Whenever you want to enter a new market, you will have to do market analysis. Not only that, whenever you want to introduce a new product in the market, you will be doing market analysis. Market analysis helps you define the current situation of the market. Further to market analysis, industry analysis and finally SWOT analysis can tell you your position in the complete industry, and what decisions you can take about entering with your business model. However, market analysis is the starting process to determine markets attractiveness and also to determine the strategies which might be used in the market.
There are various factors which you need to analyse to complete your market analysis. These factors are as follows –
1) Market size –
Before entering the market, you need to know the market size. Market size is important whether you are going for a niche marketing strategy or a mass marketing strategy. It is also the first step in market analysis because if the market size is not upto mark, then there is no use of entering the market.
2) Growth rate –
The growth rate of different markets are different. The growth rate of USA, UK, India and South Africa, all are different. Thus when doing a geographical market analysis, you will rate USA market above South Africa. Hence, growth rate is considered while doing a market analysis.
3) Profitability –
Profitability depends on a lot of variants like brand equity, competition etc. Thus, what can be your profitability when you enter the market and how will you maintain or increase the profitability of your company once you enter the market? These questions related to profitability are answered by the market analysis.
4) Cost structure –
We can explain the importance of cost structure through an example of Walmart. For any retailer to compete with the likes of Walmart, huge costs control will be required. Else the retailer will not survive. Thus, before entering the market, you have to analyse the cost structure and whether it will be possible for you to survive in the market. The cost structure also helps in determining the profitability.

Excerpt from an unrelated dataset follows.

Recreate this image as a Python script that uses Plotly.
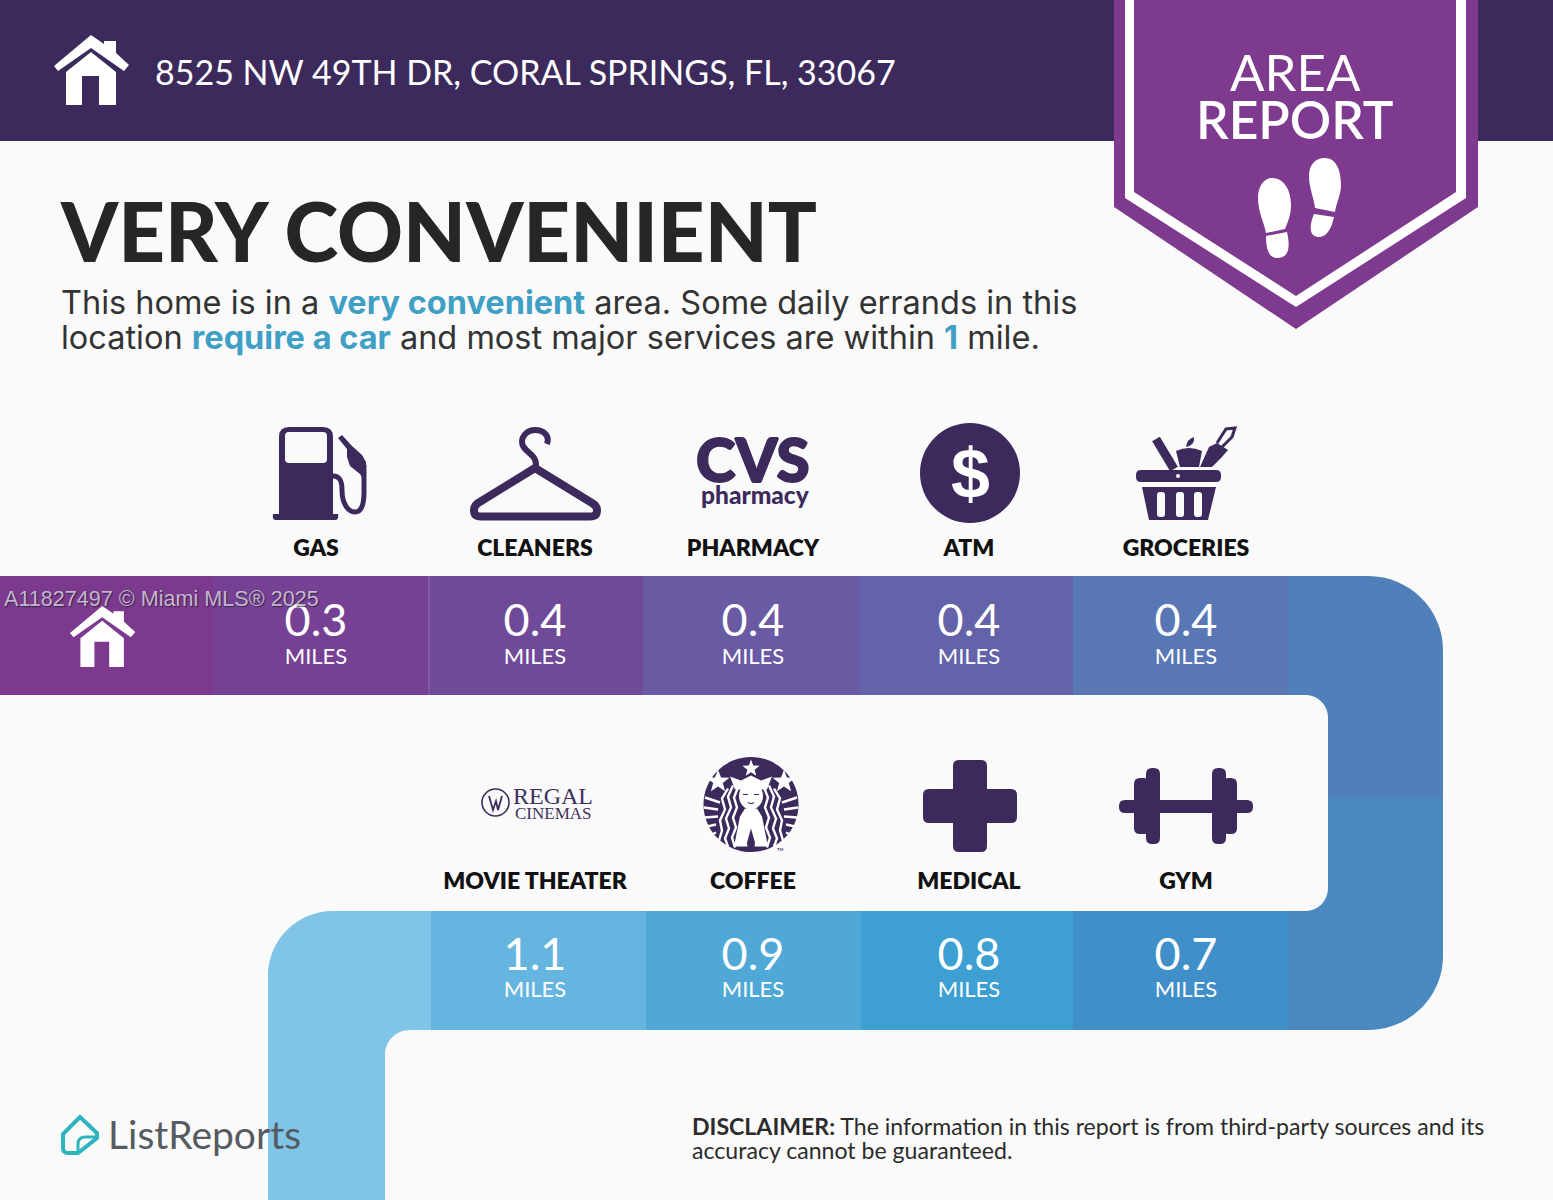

5) Distribution channels –
The major problems present in African countries like Ghana and Nigeria is lack of distribution channels. Companies are ready to invest. But there is no distribution channel due to rampant thievery and bad business environment. Thus, before entering the market, you need to define a distributors profile and the ideal distribution network that you want. So that you are also able to identify how easy or how difficult it would be to do distribution in this particular market.
6) Market trends –
Do determine market trends you need to ask questions like, is the market seasonal? geographically concentrated? technology friendly? dynamic? or in general, what is the market trend? For example – the market trend in India is change from small retailers to larger distributors and modern retail. Today a CROMA or Reliance digital as well as Ebay, Amazon and Flipkart sell many more units than any local retailer. Thus, there can be many such market trends which need to be documented to carry on with market analysis.
7) Key success factors –
This point is the last one in market analysis and rightly so. This is because the key success factors can only be defined once you have taken all other things of market analysis into consideration. Once you are through with the analysis, you know whether or not it is possible to survive and thrive in the market, and what are the key success factors if you want to be successful in this market.
“Research can only present data about the past. No one seriously believes that people’s answers to hypothetical questions about the future accurately represent their future behavior; they merely represent a current attitude, which may or may not be translated into future behavior.” – Stephen King, former JWT executive
Market research vs Market analysis
Many times, we have heard the confusion between market research and market analysis. Although it might sound the same, the two group of words define different concepts. While market research focuses on the collection of the relevant information, market analysis concentrates on analyzing the new collected knowledge. Market research comes before market analysis and it is a tool for market analysis. In other words, the market analysis is a concept defining at least seven other concepts, depending on the industry you are trying to establish yourself in, and the result you are looking for.
Market analysis and the business plan
Depending on the type of the business plan that you are establishing, the market analysis can cover even more than 30% of your business plan and it represents the foundation on which you are going to base your strategies. However, the quantity of the information contained in a market analysis depends also on what is helping you to take a clear decision. More information in the analysis does not automatically involve more accurate decisions.
Market analysis has roots in both, the analytical part as well as the strategical section of a business plan. We can say that we use a collected set of information to identify which are the potential segments in the market, including analysis on customer behaviours, traits and beliefs.
Despite the need for conducting a market analysis when developing your business, the results with which you will come up do not represent the exact answer for the next steps to follow in your development strategy. A market analysis is providing you with the history of the industry, a present situation and future trends. But in order to get out of the crowd, one has to apply creativity and innovation in their strategy. The best way to explain why is through the words of Steve Jobs.
“Some people say, ‘Give customers what they want.’ But that’s not my approach. Our job is to figure out what they’re going to want before they do. I think Henry Ford once said, ‘If I’d asked customers what they wanted, they would have told me, “A faster horse!”‘ People don’t know what they want until you show it to them. That’s why I never rely on market research. Our task is to read things that are not yet on the page.” – Steve Jobs, Apple.